**Goal**: Reproduce exactly the lines below, from the first one through the line containing "const starLevelC = [185, 185, 175];", and omit any pictures.

* start Information provided *

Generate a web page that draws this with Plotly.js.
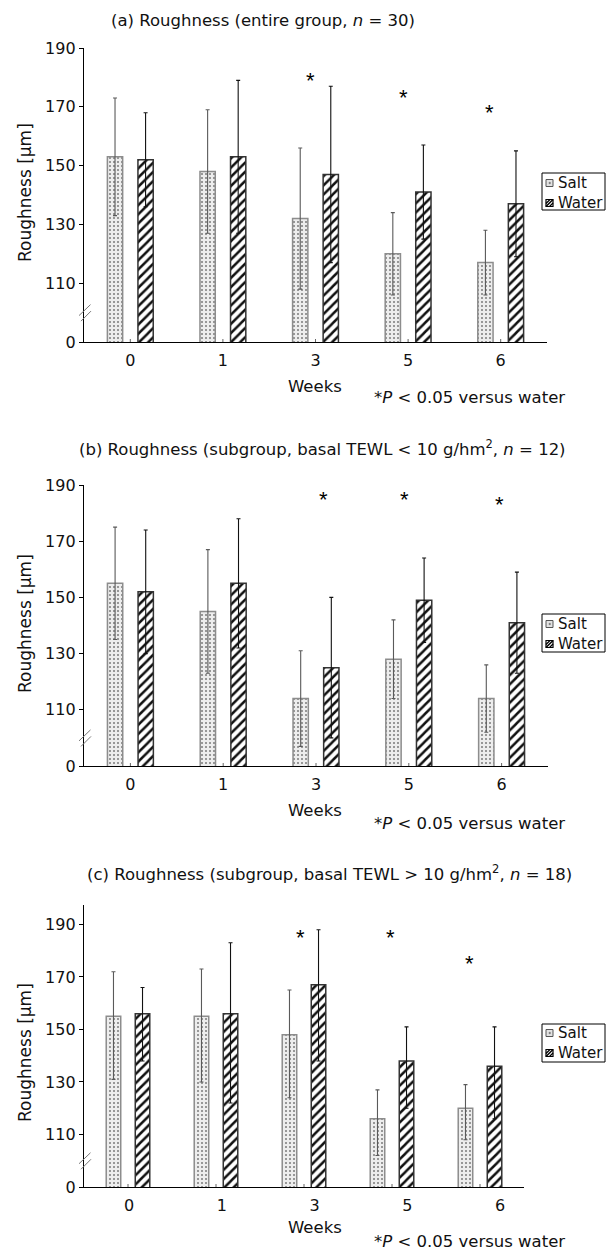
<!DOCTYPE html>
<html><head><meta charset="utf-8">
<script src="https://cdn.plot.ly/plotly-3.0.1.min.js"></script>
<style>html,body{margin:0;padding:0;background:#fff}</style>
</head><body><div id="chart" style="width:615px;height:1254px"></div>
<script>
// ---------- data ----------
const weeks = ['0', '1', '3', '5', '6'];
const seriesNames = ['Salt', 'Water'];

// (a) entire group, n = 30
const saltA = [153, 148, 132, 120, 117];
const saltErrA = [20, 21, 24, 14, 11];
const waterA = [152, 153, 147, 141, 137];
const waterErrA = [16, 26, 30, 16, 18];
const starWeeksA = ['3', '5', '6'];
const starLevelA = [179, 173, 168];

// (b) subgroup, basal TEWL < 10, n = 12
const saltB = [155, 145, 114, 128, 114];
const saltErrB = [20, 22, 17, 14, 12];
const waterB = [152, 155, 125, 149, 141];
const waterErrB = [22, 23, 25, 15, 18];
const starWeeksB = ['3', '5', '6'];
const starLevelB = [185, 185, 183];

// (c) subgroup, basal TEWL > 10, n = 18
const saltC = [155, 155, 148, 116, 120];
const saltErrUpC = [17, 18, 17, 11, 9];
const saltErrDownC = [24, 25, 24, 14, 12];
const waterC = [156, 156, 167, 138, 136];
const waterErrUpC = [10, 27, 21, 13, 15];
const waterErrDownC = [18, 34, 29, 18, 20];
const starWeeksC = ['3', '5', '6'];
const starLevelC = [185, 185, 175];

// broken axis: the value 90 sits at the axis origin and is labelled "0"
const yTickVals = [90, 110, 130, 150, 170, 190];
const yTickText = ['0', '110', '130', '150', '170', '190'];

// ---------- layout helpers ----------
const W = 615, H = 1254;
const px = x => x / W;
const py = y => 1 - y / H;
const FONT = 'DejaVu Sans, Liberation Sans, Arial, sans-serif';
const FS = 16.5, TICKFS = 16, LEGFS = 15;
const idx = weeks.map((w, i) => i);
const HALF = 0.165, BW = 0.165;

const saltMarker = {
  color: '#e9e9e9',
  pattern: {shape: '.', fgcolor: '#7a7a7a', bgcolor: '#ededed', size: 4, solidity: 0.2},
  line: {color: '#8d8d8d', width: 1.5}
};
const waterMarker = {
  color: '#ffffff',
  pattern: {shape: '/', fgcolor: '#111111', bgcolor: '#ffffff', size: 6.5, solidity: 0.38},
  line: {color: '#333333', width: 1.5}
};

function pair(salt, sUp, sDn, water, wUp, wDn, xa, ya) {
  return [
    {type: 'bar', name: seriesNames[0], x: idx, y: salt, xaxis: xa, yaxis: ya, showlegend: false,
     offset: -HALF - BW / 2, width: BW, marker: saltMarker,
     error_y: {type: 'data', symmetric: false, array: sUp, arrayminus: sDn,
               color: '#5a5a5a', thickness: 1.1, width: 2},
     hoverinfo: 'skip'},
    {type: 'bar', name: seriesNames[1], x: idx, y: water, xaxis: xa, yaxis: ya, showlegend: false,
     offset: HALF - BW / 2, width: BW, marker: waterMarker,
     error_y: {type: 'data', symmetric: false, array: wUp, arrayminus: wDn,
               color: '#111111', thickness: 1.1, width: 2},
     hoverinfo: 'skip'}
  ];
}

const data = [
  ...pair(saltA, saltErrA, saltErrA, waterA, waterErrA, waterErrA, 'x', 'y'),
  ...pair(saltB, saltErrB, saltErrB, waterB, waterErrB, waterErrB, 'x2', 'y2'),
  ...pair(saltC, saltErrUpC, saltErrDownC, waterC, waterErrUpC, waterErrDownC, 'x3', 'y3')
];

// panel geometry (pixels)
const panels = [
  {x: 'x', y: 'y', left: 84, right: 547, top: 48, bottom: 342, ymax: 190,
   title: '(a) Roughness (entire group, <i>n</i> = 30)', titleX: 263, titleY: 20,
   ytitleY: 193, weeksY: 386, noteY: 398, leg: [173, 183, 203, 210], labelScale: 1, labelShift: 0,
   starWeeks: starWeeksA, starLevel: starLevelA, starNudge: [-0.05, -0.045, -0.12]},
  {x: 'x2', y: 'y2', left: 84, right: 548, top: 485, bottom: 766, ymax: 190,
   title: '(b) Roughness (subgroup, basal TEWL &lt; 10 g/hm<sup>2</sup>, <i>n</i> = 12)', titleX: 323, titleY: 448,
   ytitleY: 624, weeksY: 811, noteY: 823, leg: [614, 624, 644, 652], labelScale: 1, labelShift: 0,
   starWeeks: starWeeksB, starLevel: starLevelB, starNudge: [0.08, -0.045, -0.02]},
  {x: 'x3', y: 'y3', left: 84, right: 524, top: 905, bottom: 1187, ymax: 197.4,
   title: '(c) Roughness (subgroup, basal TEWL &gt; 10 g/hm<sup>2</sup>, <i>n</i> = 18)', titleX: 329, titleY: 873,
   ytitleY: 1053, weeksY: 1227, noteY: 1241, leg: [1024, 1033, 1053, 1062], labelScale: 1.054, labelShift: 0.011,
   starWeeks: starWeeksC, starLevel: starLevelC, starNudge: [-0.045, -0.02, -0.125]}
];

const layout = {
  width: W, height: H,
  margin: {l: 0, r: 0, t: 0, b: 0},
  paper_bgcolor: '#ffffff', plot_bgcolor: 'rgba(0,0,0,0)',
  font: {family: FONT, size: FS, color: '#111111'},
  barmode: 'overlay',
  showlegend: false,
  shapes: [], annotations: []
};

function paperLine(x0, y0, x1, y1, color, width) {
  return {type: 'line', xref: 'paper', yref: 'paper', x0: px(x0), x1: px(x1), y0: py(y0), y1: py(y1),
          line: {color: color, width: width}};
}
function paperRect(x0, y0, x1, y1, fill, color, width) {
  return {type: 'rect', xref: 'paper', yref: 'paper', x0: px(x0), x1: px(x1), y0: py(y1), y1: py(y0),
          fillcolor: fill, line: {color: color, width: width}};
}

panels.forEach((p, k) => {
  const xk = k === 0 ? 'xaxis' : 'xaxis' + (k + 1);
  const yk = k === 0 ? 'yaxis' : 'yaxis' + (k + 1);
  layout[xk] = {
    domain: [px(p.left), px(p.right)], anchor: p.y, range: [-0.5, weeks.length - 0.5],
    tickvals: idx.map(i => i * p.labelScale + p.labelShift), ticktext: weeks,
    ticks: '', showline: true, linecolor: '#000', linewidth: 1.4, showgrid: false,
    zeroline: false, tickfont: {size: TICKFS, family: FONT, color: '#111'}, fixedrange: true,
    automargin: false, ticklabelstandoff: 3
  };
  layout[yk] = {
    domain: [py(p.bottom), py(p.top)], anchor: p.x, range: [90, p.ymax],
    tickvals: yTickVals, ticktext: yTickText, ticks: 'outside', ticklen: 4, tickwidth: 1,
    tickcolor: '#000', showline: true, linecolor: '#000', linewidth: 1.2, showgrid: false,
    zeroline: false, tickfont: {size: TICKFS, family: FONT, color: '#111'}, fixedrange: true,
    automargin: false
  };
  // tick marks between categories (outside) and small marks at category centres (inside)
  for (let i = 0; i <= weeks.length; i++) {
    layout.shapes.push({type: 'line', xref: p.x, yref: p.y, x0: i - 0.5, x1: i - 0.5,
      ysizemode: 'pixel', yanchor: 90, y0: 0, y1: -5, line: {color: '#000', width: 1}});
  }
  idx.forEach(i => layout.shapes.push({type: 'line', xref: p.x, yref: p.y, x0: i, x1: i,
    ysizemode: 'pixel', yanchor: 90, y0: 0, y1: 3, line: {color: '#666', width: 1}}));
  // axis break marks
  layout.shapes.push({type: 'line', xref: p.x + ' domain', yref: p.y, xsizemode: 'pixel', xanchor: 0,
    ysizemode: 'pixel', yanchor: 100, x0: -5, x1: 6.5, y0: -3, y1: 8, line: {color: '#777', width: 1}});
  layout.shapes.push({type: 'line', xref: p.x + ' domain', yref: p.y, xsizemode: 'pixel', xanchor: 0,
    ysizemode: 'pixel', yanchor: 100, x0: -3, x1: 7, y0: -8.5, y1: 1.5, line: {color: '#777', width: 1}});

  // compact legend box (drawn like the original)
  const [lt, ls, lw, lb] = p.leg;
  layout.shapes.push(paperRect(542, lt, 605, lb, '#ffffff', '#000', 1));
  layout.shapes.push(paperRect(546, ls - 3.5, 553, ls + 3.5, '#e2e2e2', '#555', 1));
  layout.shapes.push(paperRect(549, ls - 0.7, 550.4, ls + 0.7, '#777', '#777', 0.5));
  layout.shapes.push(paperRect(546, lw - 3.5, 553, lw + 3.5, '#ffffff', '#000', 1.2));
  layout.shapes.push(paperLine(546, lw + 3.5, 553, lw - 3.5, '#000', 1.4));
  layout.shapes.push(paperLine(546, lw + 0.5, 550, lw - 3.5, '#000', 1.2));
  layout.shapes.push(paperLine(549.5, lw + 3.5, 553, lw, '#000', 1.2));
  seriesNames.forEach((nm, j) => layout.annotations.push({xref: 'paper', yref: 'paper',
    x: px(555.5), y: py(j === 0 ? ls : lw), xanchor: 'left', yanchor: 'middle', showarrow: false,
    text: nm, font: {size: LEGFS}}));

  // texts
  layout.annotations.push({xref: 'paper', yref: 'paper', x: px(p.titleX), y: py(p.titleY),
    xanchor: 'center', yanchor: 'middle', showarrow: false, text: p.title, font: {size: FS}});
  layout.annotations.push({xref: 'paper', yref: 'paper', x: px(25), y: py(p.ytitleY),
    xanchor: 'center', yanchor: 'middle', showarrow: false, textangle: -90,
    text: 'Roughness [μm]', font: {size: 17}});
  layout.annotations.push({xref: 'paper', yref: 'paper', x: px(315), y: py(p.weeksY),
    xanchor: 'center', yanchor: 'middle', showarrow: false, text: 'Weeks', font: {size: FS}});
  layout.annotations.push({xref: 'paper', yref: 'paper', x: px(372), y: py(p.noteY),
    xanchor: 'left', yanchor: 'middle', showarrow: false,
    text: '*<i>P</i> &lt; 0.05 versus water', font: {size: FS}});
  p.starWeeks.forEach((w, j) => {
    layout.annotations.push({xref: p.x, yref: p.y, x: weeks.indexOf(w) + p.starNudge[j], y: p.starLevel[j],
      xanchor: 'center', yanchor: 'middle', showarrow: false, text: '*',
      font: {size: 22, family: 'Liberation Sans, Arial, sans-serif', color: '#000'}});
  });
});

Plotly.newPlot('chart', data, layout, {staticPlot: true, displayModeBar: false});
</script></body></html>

* end Information provided *

**Solution below**:
Generate a web page that draws this with Plotly.js.
<!DOCTYPE html>
<html><head><meta charset="utf-8">
<script src="https://cdn.plot.ly/plotly-3.0.1.min.js"></script>
<style>html,body{margin:0;padding:0;background:#fff}</style>
</head><body><div id="chart" style="width:615px;height:1254px"></div>
<script>
// ---------- data ----------
const weeks = ['0', '1', '3', '5', '6'];
const seriesNames = ['Salt', 'Water'];

// (a) entire group, n = 30
const saltA = [153, 148, 132, 120, 117];
const saltErrA = [20, 21, 24, 14, 11];
const waterA = [152, 153, 147, 141, 137];
const waterErrA = [16, 26, 30, 16, 18];
const starWeeksA = ['3', '5', '6'];
const starLevelA = [179, 173, 168];

// (b) subgroup, basal TEWL < 10, n = 12
const saltB = [155, 145, 114, 128, 114];
const saltErrB = [20, 22, 17, 14, 12];
const waterB = [152, 155, 125, 149, 141];
const waterErrB = [22, 23, 25, 15, 18];
const starWeeksB = ['3', '5', '6'];
const starLevelB = [185, 185, 183];

// (c) subgroup, basal TEWL > 10, n = 18
const saltC = [155, 155, 148, 116, 120];
const saltErrUpC = [17, 18, 17, 11, 9];
const saltErrDownC = [24, 25, 24, 14, 12];
const waterC = [156, 156, 167, 138, 136];
const waterErrUpC = [10, 27, 21, 13, 15];
const waterErrDownC = [18, 34, 29, 18, 20];
const starWeeksC = ['3', '5', '6'];
const starLevelC = [185, 185, 175];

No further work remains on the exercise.